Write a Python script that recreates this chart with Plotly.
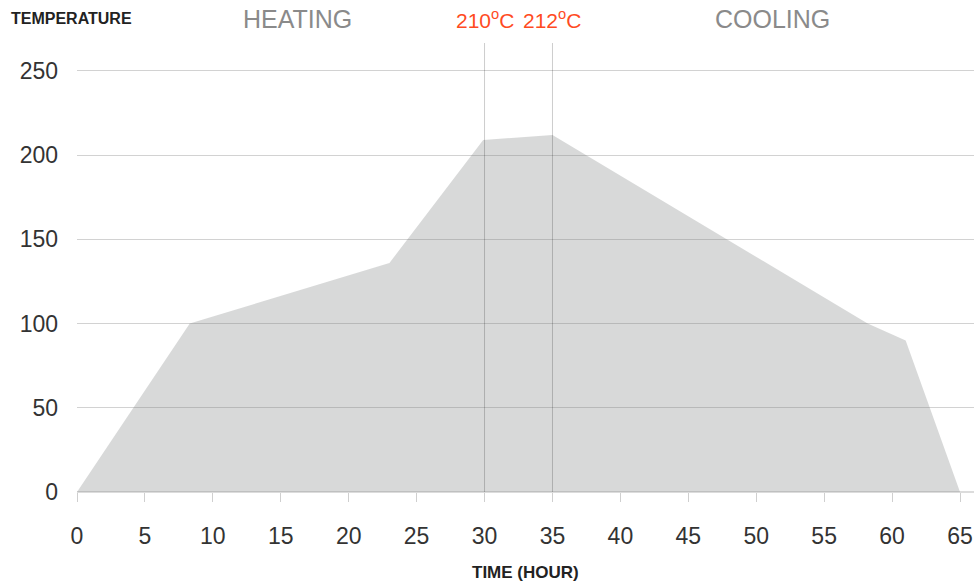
import plotly.graph_objects as go

# Data
time_hours = [0, 8.3, 23, 29.9, 35, 58.2, 61, 65]
temperature = [0, 100, 136, 209, 212, 100, 90, 0]
x_ticks = [0, 5, 10, 15, 20, 25, 30, 35, 40, 45, 50, 55, 60, 65]
y_ticks = [0, 50, 100, 150, 200, 250]
marker_times = [30, 35]
marker_labels = ["210<sup>o</sup>C", "212<sup>o</sup>C"]
phase_labels = ["HEATING", "COOLING"]
phase_centers = [16.2, 51.2]

FONT = "Liberation Sans, Arial, sans-serif"
X_MAX = 66.03
Y_MAX = 266.6

W, H = 974, 582
plot_left, plot_top, plot_bottom, plot_right = 77, 43, 492, 974  # page pixels


def py_paper(py):
    return (plot_bottom - py) / (plot_bottom - plot_top)


def px_paper(px):
    return (px - plot_left) / (plot_right - plot_left)


fig = go.Figure()
fig.add_trace(go.Scatter(
    x=time_hours, y=temperature,
    mode="lines", fill="tozeroy",
    line=dict(width=0, color="rgba(0,0,0,0)"),
    fillcolor="rgba(120,124,124,0.29)",
    hoverinfo="x+y", showlegend=False,
))

shapes = []
for t in marker_times:
    shapes.append(dict(type="line", xref="x", yref="y", x0=t, x1=t, y0=0, y1=Y_MAX,
                       line=dict(color="rgba(0,0,0,0.2)", width=1), layer="above"))

annotations = []
for t, lab in zip(marker_times, marker_labels):
    annotations.append(dict(x=t, y=py_paper(19), xref="x", yref="paper", yanchor="middle", xanchor="center",
                            text=lab, showarrow=False,
                            font=dict(family=FONT, size=21, color="#ff4b1f")))
for c, lab in zip(phase_centers, phase_labels):
    annotations.append(dict(x=c, y=py_paper(19), xref="x", yref="paper", yanchor="middle", xanchor="center",
                            text=lab, showarrow=False,
                            font=dict(family=FONT, size=25, color="#8a8a8a")))
annotations.append(dict(x=px_paper(9), y=py_paper(18), xref="paper", yref="paper", xanchor="left", yanchor="middle",
                        text="<b>TEMPERATURE</b>", showarrow=False,
                        font=dict(family=FONT, size=16, color="#222222")))
annotations.append(dict(x=0.5, y=py_paper(572), xref="paper", yref="paper", xanchor="center", yanchor="middle",
                        text="<b>TIME (HOUR)</b>", showarrow=False,
                        font=dict(family=FONT, size=17, color="#222222")))

fig.update_layout(
    width=W, height=H,
    margin=dict(l=plot_left, r=W - plot_right, t=plot_top, b=H - plot_bottom, pad=0),
    paper_bgcolor="white", plot_bgcolor="white",
    showlegend=False,
    shapes=shapes,
    annotations=annotations,
    xaxis=dict(range=[0, X_MAX], tickvals=x_ticks, ticktext=[str(v) for v in x_ticks],
               showgrid=False, zeroline=False, showline=False,
               ticks="outside", ticklen=9, tickcolor="#cfcfcf", tickwidth=1,
               ticklabelstandoff=14, ticklabeloverflow="allow",
               tickfont=dict(family=FONT, size=23, color="#333333"), fixedrange=True),
    yaxis=dict(range=[0, Y_MAX], tickvals=y_ticks, ticktext=[str(v) for v in y_ticks],
               showgrid=True, gridcolor="#d2d2d2", gridwidth=1,
               zeroline=True, zerolinecolor="#dcdcdc", zerolinewidth=2,
               showline=False, ticks="", ticklabelstandoff=18,
               tickfont=dict(family=FONT, size=23, color="#333333"), fixedrange=True),
)

fig.write_html("out.html",
               config={"displayModeBar": False},
               post_script="document.body.style.margin='0';document.body.style.overflow='hidden';")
======
> Task goal:
Restate, line by line and word for word, everything from the top of the material through the line that contains "import plotly.graph_objects as go". Leave pictures out.

> Exercise response:
Write a Python script that recreates this chart with Plotly.
import plotly.graph_objects as go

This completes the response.